#### Task to complete
Repeat the material exactly, leaving nothing out.

#### Data for this task

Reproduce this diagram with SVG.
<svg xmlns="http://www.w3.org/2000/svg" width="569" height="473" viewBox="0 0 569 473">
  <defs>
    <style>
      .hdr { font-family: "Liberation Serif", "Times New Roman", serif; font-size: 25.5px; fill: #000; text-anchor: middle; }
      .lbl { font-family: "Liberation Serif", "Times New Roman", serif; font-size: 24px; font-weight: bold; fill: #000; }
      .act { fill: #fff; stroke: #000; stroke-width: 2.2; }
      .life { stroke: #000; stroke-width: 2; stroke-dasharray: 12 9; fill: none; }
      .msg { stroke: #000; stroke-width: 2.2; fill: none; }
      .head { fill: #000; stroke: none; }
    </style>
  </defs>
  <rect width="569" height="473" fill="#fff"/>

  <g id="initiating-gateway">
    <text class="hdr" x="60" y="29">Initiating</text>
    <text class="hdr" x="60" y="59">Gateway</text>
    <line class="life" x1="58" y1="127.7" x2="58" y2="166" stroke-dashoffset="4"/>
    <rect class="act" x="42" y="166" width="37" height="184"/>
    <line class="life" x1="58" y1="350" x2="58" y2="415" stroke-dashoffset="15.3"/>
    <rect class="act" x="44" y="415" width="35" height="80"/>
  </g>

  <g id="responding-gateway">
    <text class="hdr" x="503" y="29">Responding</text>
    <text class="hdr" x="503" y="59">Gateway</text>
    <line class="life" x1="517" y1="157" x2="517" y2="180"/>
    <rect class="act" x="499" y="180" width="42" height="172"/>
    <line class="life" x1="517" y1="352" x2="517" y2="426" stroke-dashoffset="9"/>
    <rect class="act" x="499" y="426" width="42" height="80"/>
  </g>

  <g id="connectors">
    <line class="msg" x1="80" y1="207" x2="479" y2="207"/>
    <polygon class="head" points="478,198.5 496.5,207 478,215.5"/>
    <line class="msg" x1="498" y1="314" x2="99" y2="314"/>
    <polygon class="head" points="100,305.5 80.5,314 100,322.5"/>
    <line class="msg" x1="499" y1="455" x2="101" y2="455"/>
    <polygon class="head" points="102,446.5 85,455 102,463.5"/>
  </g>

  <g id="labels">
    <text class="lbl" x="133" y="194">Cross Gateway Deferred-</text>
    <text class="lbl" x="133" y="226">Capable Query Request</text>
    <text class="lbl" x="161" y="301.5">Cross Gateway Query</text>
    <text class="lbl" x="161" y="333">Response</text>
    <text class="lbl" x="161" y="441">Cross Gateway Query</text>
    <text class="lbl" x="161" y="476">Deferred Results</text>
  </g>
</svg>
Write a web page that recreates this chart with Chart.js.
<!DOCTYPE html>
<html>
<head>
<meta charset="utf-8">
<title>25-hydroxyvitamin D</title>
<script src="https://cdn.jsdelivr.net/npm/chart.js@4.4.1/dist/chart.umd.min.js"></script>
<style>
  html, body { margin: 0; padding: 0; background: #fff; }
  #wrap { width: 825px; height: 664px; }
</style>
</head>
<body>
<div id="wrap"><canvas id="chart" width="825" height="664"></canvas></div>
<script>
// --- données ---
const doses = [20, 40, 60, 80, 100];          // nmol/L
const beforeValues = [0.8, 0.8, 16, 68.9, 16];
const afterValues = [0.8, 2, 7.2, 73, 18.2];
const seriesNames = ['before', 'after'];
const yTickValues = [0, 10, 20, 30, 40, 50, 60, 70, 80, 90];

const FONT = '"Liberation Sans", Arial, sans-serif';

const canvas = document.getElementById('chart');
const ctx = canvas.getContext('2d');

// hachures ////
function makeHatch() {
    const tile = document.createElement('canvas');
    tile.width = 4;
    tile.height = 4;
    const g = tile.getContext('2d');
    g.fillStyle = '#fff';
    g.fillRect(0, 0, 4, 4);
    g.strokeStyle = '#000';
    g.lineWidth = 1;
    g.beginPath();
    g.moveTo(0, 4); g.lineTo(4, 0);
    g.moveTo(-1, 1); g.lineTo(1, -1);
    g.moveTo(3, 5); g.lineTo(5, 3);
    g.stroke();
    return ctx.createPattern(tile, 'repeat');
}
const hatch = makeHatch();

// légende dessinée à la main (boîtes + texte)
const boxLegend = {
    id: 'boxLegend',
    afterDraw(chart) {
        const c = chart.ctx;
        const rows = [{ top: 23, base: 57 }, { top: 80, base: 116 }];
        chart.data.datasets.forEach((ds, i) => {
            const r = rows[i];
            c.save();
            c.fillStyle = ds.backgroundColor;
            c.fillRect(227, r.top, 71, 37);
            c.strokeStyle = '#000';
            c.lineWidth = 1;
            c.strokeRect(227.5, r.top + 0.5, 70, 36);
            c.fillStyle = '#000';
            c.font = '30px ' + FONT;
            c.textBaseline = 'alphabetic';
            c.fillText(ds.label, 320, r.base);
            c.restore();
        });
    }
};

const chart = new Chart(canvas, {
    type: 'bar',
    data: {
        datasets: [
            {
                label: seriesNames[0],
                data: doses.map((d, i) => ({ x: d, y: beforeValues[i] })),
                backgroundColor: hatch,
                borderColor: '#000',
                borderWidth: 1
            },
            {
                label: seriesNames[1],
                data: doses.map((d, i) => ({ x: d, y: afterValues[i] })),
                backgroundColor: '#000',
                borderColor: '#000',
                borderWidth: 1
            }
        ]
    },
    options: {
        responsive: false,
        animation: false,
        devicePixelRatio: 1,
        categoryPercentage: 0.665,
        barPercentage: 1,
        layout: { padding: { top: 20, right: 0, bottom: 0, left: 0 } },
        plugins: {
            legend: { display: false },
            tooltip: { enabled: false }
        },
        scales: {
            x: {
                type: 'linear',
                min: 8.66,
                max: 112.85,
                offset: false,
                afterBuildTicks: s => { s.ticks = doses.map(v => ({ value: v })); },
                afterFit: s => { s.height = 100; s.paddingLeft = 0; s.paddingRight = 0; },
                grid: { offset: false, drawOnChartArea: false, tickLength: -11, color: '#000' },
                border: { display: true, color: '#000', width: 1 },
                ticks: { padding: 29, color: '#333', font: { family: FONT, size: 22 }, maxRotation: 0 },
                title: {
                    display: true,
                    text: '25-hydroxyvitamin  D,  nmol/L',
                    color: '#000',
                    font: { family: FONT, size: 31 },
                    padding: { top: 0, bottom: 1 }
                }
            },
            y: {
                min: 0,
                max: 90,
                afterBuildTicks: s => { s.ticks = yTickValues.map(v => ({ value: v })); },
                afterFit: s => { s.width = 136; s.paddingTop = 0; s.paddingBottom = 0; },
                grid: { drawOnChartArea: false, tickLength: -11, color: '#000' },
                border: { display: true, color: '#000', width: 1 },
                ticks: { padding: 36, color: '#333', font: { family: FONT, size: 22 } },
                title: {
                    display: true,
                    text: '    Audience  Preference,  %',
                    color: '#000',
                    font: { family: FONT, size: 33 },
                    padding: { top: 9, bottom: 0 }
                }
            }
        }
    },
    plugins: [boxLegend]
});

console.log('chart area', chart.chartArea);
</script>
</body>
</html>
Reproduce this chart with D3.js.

#### Result of the task
Reproduce this diagram with SVG.
<svg xmlns="http://www.w3.org/2000/svg" width="569" height="473" viewBox="0 0 569 473">
  <defs>
    <style>
      .hdr { font-family: "Liberation Serif", "Times New Roman", serif; font-size: 25.5px; fill: #000; text-anchor: middle; }
      .lbl { font-family: "Liberation Serif", "Times New Roman", serif; font-size: 24px; font-weight: bold; fill: #000; }
      .act { fill: #fff; stroke: #000; stroke-width: 2.2; }
      .life { stroke: #000; stroke-width: 2; stroke-dasharray: 12 9; fill: none; }
      .msg { stroke: #000; stroke-width: 2.2; fill: none; }
      .head { fill: #000; stroke: none; }
    </style>
  </defs>
  <rect width="569" height="473" fill="#fff"/>

  <g id="initiating-gateway">
    <text class="hdr" x="60" y="29">Initiating</text>
    <text class="hdr" x="60" y="59">Gateway</text>
    <line class="life" x1="58" y1="127.7" x2="58" y2="166" stroke-dashoffset="4"/>
    <rect class="act" x="42" y="166" width="37" height="184"/>
    <line class="life" x1="58" y1="350" x2="58" y2="415" stroke-dashoffset="15.3"/>
    <rect class="act" x="44" y="415" width="35" height="80"/>
  </g>

  <g id="responding-gateway">
    <text class="hdr" x="503" y="29">Responding</text>
    <text class="hdr" x="503" y="59">Gateway</text>
    <line class="life" x1="517" y1="157" x2="517" y2="180"/>
    <rect class="act" x="499" y="180" width="42" height="172"/>
    <line class="life" x1="517" y1="352" x2="517" y2="426" stroke-dashoffset="9"/>
    <rect class="act" x="499" y="426" width="42" height="80"/>
  </g>

  <g id="connectors">
    <line class="msg" x1="80" y1="207" x2="479" y2="207"/>
    <polygon class="head" points="478,198.5 496.5,207 478,215.5"/>
    <line class="msg" x1="498" y1="314" x2="99" y2="314"/>
    <polygon class="head" points="100,305.5 80.5,314 100,322.5"/>
    <line class="msg" x1="499" y1="455" x2="101" y2="455"/>
    <polygon class="head" points="102,446.5 85,455 102,463.5"/>
  </g>

  <g id="labels">
    <text class="lbl" x="133" y="194">Cross Gateway Deferred-</text>
    <text class="lbl" x="133" y="226">Capable Query Request</text>
    <text class="lbl" x="161" y="301.5">Cross Gateway Query</text>
    <text class="lbl" x="161" y="333">Response</text>
    <text class="lbl" x="161" y="441">Cross Gateway Query</text>
    <text class="lbl" x="161" y="476">Deferred Results</text>
  </g>
</svg>
Write a web page that recreates this chart with Chart.js.
<!DOCTYPE html>
<html>
<head>
<meta charset="utf-8">
<title>25-hydroxyvitamin D</title>
<script src="https://cdn.jsdelivr.net/npm/chart.js@4.4.1/dist/chart.umd.min.js"></script>
<style>
  html, body { margin: 0; padding: 0; background: #fff; }
  #wrap { width: 825px; height: 664px; }
</style>
</head>
<body>
<div id="wrap"><canvas id="chart" width="825" height="664"></canvas></div>
<script>
// --- données ---
const doses = [20, 40, 60, 80, 100];          // nmol/L
const beforeValues = [0.8, 0.8, 16, 68.9, 16];
const afterValues = [0.8, 2, 7.2, 73, 18.2];
const seriesNames = ['before', 'after'];
const yTickValues = [0, 10, 20, 30, 40, 50, 60, 70, 80, 90];

const FONT = '"Liberation Sans", Arial, sans-serif';

const canvas = document.getElementById('chart');
const ctx = canvas.getContext('2d');

// hachures ////
function makeHatch() {
    const tile = document.createElement('canvas');
    tile.width = 4;
    tile.height = 4;
    const g = tile.getContext('2d');
    g.fillStyle = '#fff';
    g.fillRect(0, 0, 4, 4);
    g.strokeStyle = '#000';
    g.lineWidth = 1;
    g.beginPath();
    g.moveTo(0, 4); g.lineTo(4, 0);
    g.moveTo(-1, 1); g.lineTo(1, -1);
    g.moveTo(3, 5); g.lineTo(5, 3);
    g.stroke();
    return ctx.createPattern(tile, 'repeat');
}
const hatch = makeHatch();

// légende dessinée à la main (boîtes + texte)
const boxLegend = {
    id: 'boxLegend',
    afterDraw(chart) {
        const c = chart.ctx;
        const rows = [{ top: 23, base: 57 }, { top: 80, base: 116 }];
        chart.data.datasets.forEach((ds, i) => {
            const r = rows[i];
            c.save();
            c.fillStyle = ds.backgroundColor;
            c.fillRect(227, r.top, 71, 37);
            c.strokeStyle = '#000';
            c.lineWidth = 1;
            c.strokeRect(227.5, r.top + 0.5, 70, 36);
            c.fillStyle = '#000';
            c.font = '30px ' + FONT;
            c.textBaseline = 'alphabetic';
            c.fillText(ds.label, 320, r.base);
            c.restore();
        });
    }
};

const chart = new Chart(canvas, {
    type: 'bar',
    data: {
        datasets: [
            {
                label: seriesNames[0],
                data: doses.map((d, i) => ({ x: d, y: beforeValues[i] })),
                backgroundColor: hatch,
                borderColor: '#000',
                borderWidth: 1
            },
            {
                label: seriesNames[1],
                data: doses.map((d, i) => ({ x: d, y: afterValues[i] })),
                backgroundColor: '#000',
                borderColor: '#000',
                borderWidth: 1
            }
        ]
    },
    options: {
        responsive: false,
        animation: false,
        devicePixelRatio: 1,
        categoryPercentage: 0.665,
        barPercentage: 1,
        layout: { padding: { top: 20, right: 0, bottom: 0, left: 0 } },
        plugins: {
            legend: { display: false },
            tooltip: { enabled: false }
        },
        scales: {
            x: {
                type: 'linear',
                min: 8.66,
                max: 112.85,
                offset: false,
                afterBuildTicks: s => { s.ticks = doses.map(v => ({ value: v })); },
                afterFit: s => { s.height = 100; s.paddingLeft = 0; s.paddingRight = 0; },
                grid: { offset: false, drawOnChartArea: false, tickLength: -11, color: '#000' },
                border: { display: true, color: '#000', width: 1 },
                ticks: { padding: 29, color: '#333', font: { family: FONT, size: 22 }, maxRotation: 0 },
                title: {
                    display: true,
                    text: '25-hydroxyvitamin  D,  nmol/L',
                    color: '#000',
                    font: { family: FONT, size: 31 },
                    padding: { top: 0, bottom: 1 }
                }
            },
            y: {
                min: 0,
                max: 90,
                afterBuildTicks: s => { s.ticks = yTickValues.map(v => ({ value: v })); },
                afterFit: s => { s.width = 136; s.paddingTop = 0; s.paddingBottom = 0; },
                grid: { drawOnChartArea: false, tickLength: -11, color: '#000' },
                border: { display: true, color: '#000', width: 1 },
                ticks: { padding: 36, color: '#333', font: { family: FONT, size: 22 } },
                title: {
                    display: true,
                    text: '    Audience  Preference,  %',
                    color: '#000',
                    font: { family: FONT, size: 33 },
                    padding: { top: 9, bottom: 0 }
                }
            }
        }
    },
    plugins: [boxLegend]
});

console.log('chart area', chart.chartArea);
</script>
</body>
</html>
Reproduce this chart with D3.js.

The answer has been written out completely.